_SOURCE MATERIAL_
^^^^^^^^
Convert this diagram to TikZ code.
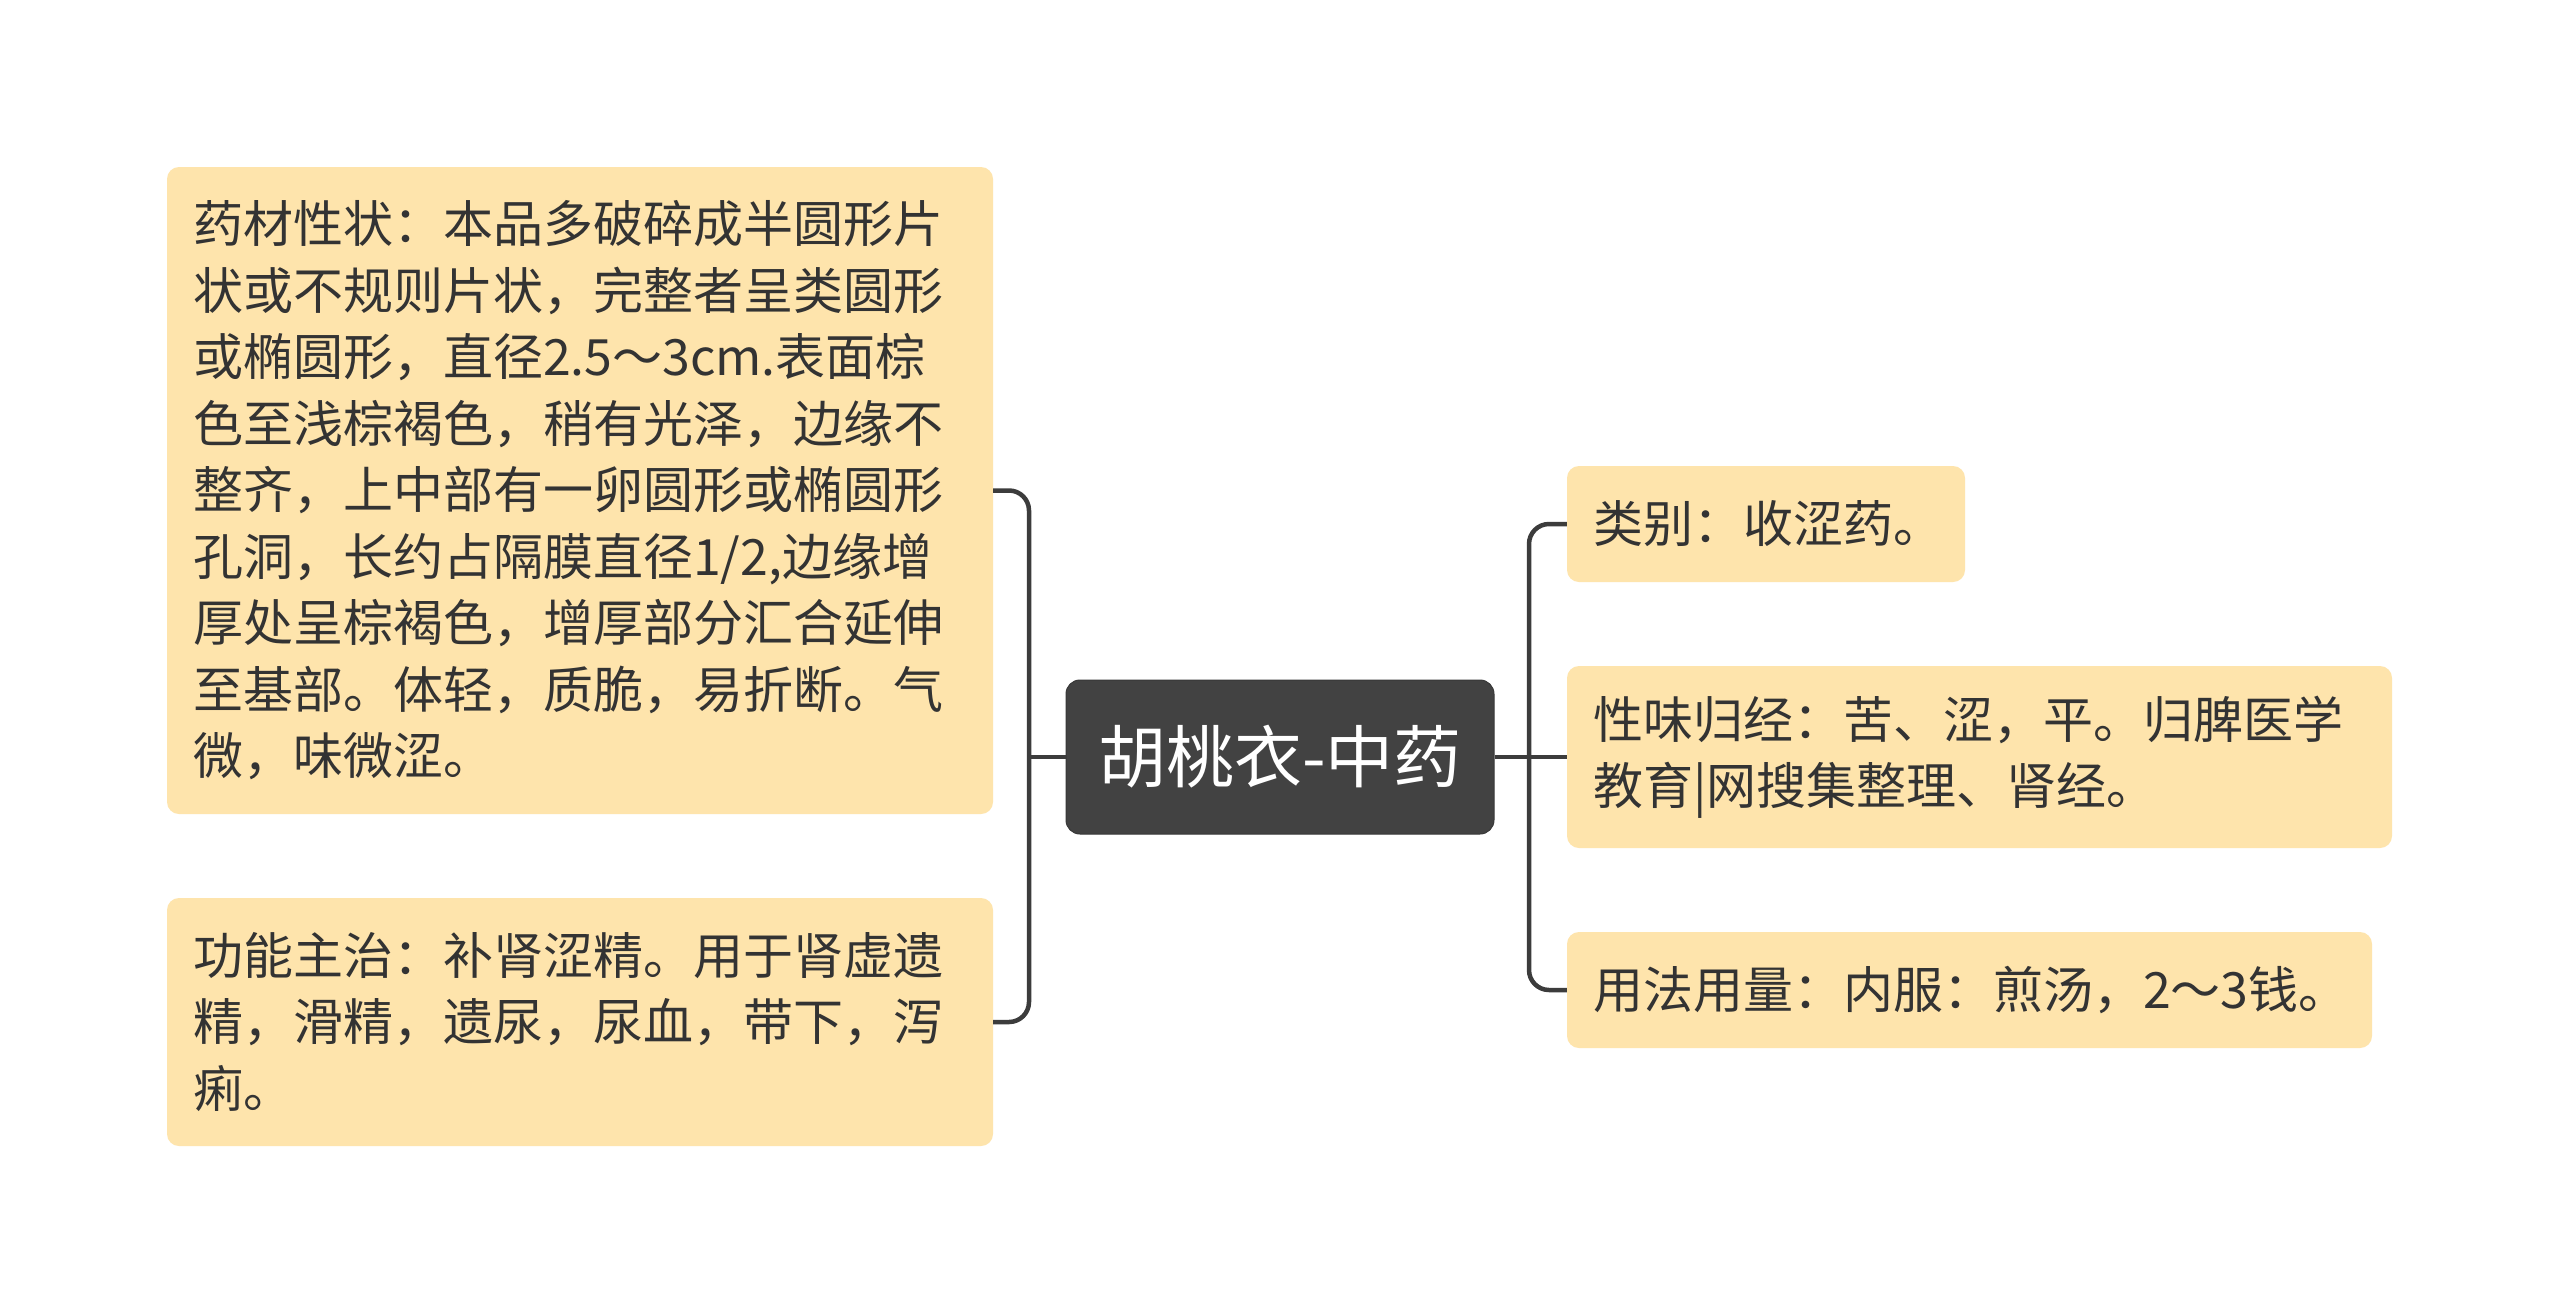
\documentclass[tikz,border=0pt]{standalone}
\usepackage{fontspec}
\setmainfont{Noto Sans CJK SC}
\definecolor{leaffill}{HTML}{FEE4AC}
\definecolor{rootfill}{HTML}{424242}
\definecolor{linegray}{HTML}{3C3C3C}
\definecolor{textdark}{HTML}{333333}
\begin{document}
\begin{tikzpicture}[x=1pt,y=-1pt,
  leaf/.style={fill=leaffill, rounded corners=12pt, inner xsep=26pt, inner ysep=0pt,
    align=left, text=textdark, font=\fontsize{50}{66.5}\selectfont, anchor=center},
  rootbox/.style={fill=rootfill, draw=rootfill!85!black, line width=1pt, rounded corners=14pt,
    text=white, font=\fontsize{68}{80}\selectfont, minimum width=428pt, minimum height=154pt,
    inner sep=0pt, anchor=center},
  conn/.style={draw=linegray, line width=4.5pt, rounded corners=20pt}]
\useasboundingbox[fill=white] (0,0) rectangle (2560,1315);

\node[rootbox] (root) at (1280,757) {胡桃衣-中药};

\node[leaf, minimum width=826pt, minimum height=647pt, text width=774pt] (L1) at (580,490.5)
{药材性状：本品多破碎成半圆形片\\
状或不规则片状，完整者呈类圆形\\
或椭圆形，直径2.5～3cm.表面棕\\
色至浅棕褐色，稍有光泽，边缘不\\
整齐，上中部有一卵圆形或椭圆形\\
孔洞，长约占隔膜直径1/2,边缘增\\
厚处呈棕褐色，增厚部分汇合延伸\\
至基部。体轻，质脆，易折断。气\\
微，味微涩。};

\node[leaf, minimum width=826pt, minimum height=248pt, text width=774pt] (L2) at (580,1022)
{功能主治：补肾涩精。用于肾虚遗\\
精，滑精，遗尿，尿血，带下，泻\\
痢。};

\node[leaf, minimum width=398pt, minimum height=116pt, text width=346pt] (R1) at (1766,524)
{类别：收涩药。};

\node[leaf, minimum width=825pt, minimum height=182pt, text width=773pt] (R2) at (1979.5,757)
{性味归经：苦、涩，平。归脾医学\\
教育|网搜集整理、肾经。};

\node[leaf, minimum width=805pt, minimum height=116pt, text width=753pt] (R3) at (1969.5,990)
{用法用量：内服：煎汤，2～3钱。};

\coordinate (jl) at (1029,757);
\coordinate (jr) at (1529,757);

\draw[conn] (L1.east) -| (jl) |- (L2.east);
\draw[conn] (root.west) -- (jl);
\draw[conn] (R1.west) -| (jr) |- (R3.west);
\draw[conn] (root.east) -- (R2.west);
\end{tikzpicture}
\end{document}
^^^^^^^^
_WHAT YOU SHOULD DO_
Repeat the material exactly as it reads, without any of its pictures.

_COMPLETED TASK_
Convert this diagram to TikZ code.
\documentclass[tikz,border=0pt]{standalone}
\usepackage{fontspec}
\setmainfont{Noto Sans CJK SC}
\definecolor{leaffill}{HTML}{FEE4AC}
\definecolor{rootfill}{HTML}{424242}
\definecolor{linegray}{HTML}{3C3C3C}
\definecolor{textdark}{HTML}{333333}
\begin{document}
\begin{tikzpicture}[x=1pt,y=-1pt,
  leaf/.style={fill=leaffill, rounded corners=12pt, inner xsep=26pt, inner ysep=0pt,
    align=left, text=textdark, font=\fontsize{50}{66.5}\selectfont, anchor=center},
  rootbox/.style={fill=rootfill, draw=rootfill!85!black, line width=1pt, rounded corners=14pt,
    text=white, font=\fontsize{68}{80}\selectfont, minimum width=428pt, minimum height=154pt,
    inner sep=0pt, anchor=center},
  conn/.style={draw=linegray, line width=4.5pt, rounded corners=20pt}]
\useasboundingbox[fill=white] (0,0) rectangle (2560,1315);

\node[rootbox] (root) at (1280,757) {胡桃衣-中药};

\node[leaf, minimum width=826pt, minimum height=647pt, text width=774pt] (L1) at (580,490.5)
{药材性状：本品多破碎成半圆形片\\
状或不规则片状，完整者呈类圆形\\
或椭圆形，直径2.5～3cm.表面棕\\
色至浅棕褐色，稍有光泽，边缘不\\
整齐，上中部有一卵圆形或椭圆形\\
孔洞，长约占隔膜直径1/2,边缘增\\
厚处呈棕褐色，增厚部分汇合延伸\\
至基部。体轻，质脆，易折断。气\\
微，味微涩。};

\node[leaf, minimum width=826pt, minimum height=248pt, text width=774pt] (L2) at (580,1022)
{功能主治：补肾涩精。用于肾虚遗\\
精，滑精，遗尿，尿血，带下，泻\\
痢。};

\node[leaf, minimum width=398pt, minimum height=116pt, text width=346pt] (R1) at (1766,524)
{类别：收涩药。};

\node[leaf, minimum width=825pt, minimum height=182pt, text width=773pt] (R2) at (1979.5,757)
{性味归经：苦、涩，平。归脾医学\\
教育|网搜集整理、肾经。};

\node[leaf, minimum width=805pt, minimum height=116pt, text width=753pt] (R3) at (1969.5,990)
{用法用量：内服：煎汤，2～3钱。};

\coordinate (jl) at (1029,757);
\coordinate (jr) at (1529,757);

\draw[conn] (L1.east) -| (jl) |- (L2.east);
\draw[conn] (root.west) -- (jl);
\draw[conn] (R1.west) -| (jr) |- (R3.west);
\draw[conn] (root.east) -- (R2.west);
\end{tikzpicture}
\end{document}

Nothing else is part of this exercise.